Page 1 of 1

Help diagnosing daily network outage at approximately the same time

Posted: Wed Nov 20, 2024 8:58 pm
by Dunderhams
I'm looking after a network that went all-in on MikroTik (why wouldn't you).

The core switches are CRS518-16XS-2XQs and my client access switches are CRS354-48P-4S+2Q+. Here's a diagram of how everything is linked together:
topology.png
I have a dude server and I'm using it to collect syslogs. I collect info, warning, error and stp logs. At the same time everyday 4:18 in the afternoon, the 802.3ad connection between CORE-SW02 and CORE-SW04 seems to start learning and forwarding. Then CORE-SW01 starts discarding the qsfp28 connection to CORE-SW02.

Basically, I get a whole host of TCHANGE start and TCHANGE over events until 4:25 in the afternoon when it settles down.

I'm not much of a layer 2 guy, but I thought it might be related to my RSTP setup. As a result, I finally added priorities to the core switches, as I've added to my diagram. This doesn't seem to have had any impact, although the network does seem to behave better in other ways now.

I've attached my syslog so you can see what I mean.

I'm looking for ideas on what's happening. I'm also looking for ideas on what more logs I should be grabbing to get an idea of what's happening. I'd also appreciate some guidance on this current topology. I'm not a big fan of it because it's a square and I'd prefer a triangle. However, these are two sites separated by quite some distance. There are 6 fibre cables that go between the sites, so we setup 3 fibres on each core switch and 802.3ad them.

All routers are running 7.15.3.

Re: Help diagnosing daily network outage at approximately the same time

Posted: Thu Nov 21, 2024 9:09 am
by mkx
It could be some rogue device somewhere on the edge of your network which initiates STP topology changes. And there are plenty of devices which can do it, e.g. any server running VMs can do it (they tend to run bridges for connecting VMs to network) or servers running any containers, etc.

I'd start by going through the logs, focusing primarily on access switches (CAS-xx) and see if any of STP logs relate to ports which are not used as uplink/backhaul ...e.g. CAS-07 port ether23. If you find some, set them to edge=yes and observe if it fixes the problem. If yes, go after administrator/owner of device connected to that port and teach him/her some lessons ;-)
I wouldn't go and disable STP on all edge ports because this might reduce ability to detect loops.

Another thing: most vendors have default priority of bridges set to 0x4000. The root bridge selection process selects bridge with lowest priority as root bridge (in case there are multiple devices with same priority, "native VLAN ID" becomes next selection criterion, MAC addresses are the last value to decide the winner). Beware that if core switches have VLANs enabled, native VLAN is most often VLAN ID 1 ... and bridges without VLAN awareness will have that VLAN ID set to 0 and will thus win in case priorities are all equal (been there, bit me hard ... with Cisco switches none the less).
So when setting priority on core switches, go for values lower than 0x4000 ... e.g. 0x1000 for preferred root device(s), 0x2000 and 0x3000 for other core switches and leave 0x4000 "to the crowds" (edge switches, etc.).

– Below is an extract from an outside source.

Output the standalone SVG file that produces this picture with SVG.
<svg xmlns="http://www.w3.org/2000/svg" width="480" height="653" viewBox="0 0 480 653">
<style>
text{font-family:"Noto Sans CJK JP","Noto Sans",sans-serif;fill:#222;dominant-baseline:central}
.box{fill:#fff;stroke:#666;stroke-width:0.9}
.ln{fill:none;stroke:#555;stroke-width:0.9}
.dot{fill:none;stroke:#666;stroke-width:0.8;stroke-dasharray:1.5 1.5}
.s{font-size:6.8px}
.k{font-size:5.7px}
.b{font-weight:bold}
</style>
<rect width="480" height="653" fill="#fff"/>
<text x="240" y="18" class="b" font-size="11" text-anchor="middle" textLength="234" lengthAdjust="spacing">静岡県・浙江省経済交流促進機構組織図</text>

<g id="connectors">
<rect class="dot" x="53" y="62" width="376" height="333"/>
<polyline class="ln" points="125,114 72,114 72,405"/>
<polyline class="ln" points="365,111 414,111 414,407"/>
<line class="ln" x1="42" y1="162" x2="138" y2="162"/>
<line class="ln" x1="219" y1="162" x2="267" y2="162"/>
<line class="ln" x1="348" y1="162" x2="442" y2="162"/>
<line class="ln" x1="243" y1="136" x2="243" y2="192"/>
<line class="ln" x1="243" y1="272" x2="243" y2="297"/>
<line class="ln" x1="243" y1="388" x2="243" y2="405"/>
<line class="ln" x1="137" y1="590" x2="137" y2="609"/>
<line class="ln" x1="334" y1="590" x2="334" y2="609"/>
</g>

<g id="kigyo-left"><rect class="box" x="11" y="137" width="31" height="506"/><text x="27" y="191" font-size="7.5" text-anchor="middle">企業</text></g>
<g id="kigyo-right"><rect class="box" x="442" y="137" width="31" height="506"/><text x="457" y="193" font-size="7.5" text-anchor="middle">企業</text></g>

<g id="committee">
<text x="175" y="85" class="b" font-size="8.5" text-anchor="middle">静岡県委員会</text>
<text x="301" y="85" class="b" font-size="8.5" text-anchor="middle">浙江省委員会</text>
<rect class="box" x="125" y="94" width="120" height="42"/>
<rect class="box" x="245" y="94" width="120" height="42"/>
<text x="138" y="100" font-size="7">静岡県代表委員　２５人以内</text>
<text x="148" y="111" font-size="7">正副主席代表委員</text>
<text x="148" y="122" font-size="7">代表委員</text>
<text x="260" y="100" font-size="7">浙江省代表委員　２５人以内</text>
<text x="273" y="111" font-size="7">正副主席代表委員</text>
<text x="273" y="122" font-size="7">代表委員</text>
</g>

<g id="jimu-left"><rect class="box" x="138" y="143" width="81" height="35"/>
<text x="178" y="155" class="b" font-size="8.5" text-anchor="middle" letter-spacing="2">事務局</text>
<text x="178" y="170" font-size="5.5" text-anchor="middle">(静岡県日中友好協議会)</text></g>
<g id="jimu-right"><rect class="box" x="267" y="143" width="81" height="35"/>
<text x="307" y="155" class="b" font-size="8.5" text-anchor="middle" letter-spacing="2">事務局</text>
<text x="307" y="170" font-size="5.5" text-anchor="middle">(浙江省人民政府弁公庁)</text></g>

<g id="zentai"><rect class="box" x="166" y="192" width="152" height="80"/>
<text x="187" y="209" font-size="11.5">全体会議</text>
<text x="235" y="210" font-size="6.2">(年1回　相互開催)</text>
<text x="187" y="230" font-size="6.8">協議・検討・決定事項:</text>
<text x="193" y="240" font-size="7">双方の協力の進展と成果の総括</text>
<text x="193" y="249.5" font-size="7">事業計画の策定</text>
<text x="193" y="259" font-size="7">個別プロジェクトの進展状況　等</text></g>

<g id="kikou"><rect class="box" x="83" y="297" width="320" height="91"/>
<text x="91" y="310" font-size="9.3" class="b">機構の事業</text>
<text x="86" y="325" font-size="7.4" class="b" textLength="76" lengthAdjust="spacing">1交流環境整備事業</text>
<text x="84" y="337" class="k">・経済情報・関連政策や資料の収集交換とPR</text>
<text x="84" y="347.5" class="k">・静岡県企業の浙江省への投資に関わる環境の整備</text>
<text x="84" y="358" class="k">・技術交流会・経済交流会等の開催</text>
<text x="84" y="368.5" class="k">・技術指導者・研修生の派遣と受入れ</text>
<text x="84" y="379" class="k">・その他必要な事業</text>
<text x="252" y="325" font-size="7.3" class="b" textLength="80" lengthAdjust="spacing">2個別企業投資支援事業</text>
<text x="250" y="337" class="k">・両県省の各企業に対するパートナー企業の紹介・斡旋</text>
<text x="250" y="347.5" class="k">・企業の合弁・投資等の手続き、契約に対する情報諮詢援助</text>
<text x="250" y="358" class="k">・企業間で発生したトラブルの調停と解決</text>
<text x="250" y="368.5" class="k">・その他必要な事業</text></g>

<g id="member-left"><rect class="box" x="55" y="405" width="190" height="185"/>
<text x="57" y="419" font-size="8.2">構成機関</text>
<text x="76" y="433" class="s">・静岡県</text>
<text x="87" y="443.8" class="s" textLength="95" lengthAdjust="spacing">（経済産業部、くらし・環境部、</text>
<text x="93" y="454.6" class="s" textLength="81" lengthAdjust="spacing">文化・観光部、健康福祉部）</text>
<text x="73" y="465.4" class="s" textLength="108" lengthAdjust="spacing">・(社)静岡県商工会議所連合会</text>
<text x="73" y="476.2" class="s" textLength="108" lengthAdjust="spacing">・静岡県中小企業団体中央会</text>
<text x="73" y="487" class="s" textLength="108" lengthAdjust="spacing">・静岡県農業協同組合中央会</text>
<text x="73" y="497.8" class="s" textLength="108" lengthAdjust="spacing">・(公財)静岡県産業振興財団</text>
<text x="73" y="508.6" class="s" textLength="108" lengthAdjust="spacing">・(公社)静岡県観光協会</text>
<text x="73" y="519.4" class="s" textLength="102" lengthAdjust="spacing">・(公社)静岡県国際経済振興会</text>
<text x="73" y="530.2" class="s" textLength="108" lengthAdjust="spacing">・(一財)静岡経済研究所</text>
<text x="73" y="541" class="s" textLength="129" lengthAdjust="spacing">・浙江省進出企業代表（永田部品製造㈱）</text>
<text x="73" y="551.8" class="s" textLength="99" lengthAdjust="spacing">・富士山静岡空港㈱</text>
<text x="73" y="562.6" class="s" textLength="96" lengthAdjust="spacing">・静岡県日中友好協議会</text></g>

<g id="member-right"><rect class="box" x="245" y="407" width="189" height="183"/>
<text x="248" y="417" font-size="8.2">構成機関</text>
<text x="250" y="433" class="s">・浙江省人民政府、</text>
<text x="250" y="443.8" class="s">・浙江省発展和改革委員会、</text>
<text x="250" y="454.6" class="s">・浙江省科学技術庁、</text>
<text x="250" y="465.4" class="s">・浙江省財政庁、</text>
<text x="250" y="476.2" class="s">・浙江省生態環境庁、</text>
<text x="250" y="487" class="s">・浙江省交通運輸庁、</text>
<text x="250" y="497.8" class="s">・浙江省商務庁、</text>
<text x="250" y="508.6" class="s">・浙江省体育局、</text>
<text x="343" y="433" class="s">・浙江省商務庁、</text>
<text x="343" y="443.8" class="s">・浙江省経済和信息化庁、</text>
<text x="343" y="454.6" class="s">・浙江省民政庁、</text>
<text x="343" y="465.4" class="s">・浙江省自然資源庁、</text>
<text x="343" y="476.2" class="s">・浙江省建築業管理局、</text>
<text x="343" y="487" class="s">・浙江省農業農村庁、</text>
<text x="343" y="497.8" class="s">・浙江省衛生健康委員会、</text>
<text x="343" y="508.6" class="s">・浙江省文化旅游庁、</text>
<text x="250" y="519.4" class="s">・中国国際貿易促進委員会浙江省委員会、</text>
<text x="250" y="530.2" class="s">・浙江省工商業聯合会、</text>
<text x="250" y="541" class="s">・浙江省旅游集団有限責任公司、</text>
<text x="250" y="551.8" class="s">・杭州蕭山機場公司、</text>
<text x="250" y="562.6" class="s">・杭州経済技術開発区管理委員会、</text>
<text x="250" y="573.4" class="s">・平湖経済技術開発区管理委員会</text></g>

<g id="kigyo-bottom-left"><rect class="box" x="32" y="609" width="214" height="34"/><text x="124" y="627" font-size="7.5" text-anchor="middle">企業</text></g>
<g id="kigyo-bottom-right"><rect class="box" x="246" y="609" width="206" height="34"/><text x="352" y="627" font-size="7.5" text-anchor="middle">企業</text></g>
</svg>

Re: Help diagnosing daily network outage at approximately the same time

Posted: Mon Nov 25, 2024 4:50 am
by Dunderhams
Thanks mkx!
I was thinking the same thing. I started adding BPDU Guard on all ports. I hadn't noticed the edge port setting. Do you know if there's much of a difference? If so, what would you recommend and why?

I set my root bridge to 4000 before I saw your response and go up to 5000, 6000 and 7000 for my other core switches. I wanted to have some wiggle-room in case we add other switches in future. Does that make sense, or do you recommend I go lower?

Re: Help diagnosing daily network outage at approximately the same time

Posted: Mon Nov 25, 2024 9:00 am
by mkx
Here's an article, somehow explaining different STP options: https://help.mikrotik.com/docs/spaces/R ... er-portSTP

According to my understanding, BPDU-guard is almost exactly opposite from setting port as edge: BPDU-guard disables port if it detect ingress BPDU packet ... while edge port ignores/discards those packets. I don't have an universal answer to which one to use, I guess it depends on actual use. Setting port to edge hinders ability to detect loops ... OTOH BPDU-guard (disabling such port) can help to fix any actual issue because admin of device, connected to such port, would probably complain.

Re bridge priority: as I already wrote, priority value of 0x4000 seems to be default on most vendors. So setting your preferred root switch to value lower (e.g. 0x3000) will make sure it wins root bridge selection if some (rogue) bridge starts root bridge selection. The idea being that STP topology change can disturb traffic and you want to avoid that.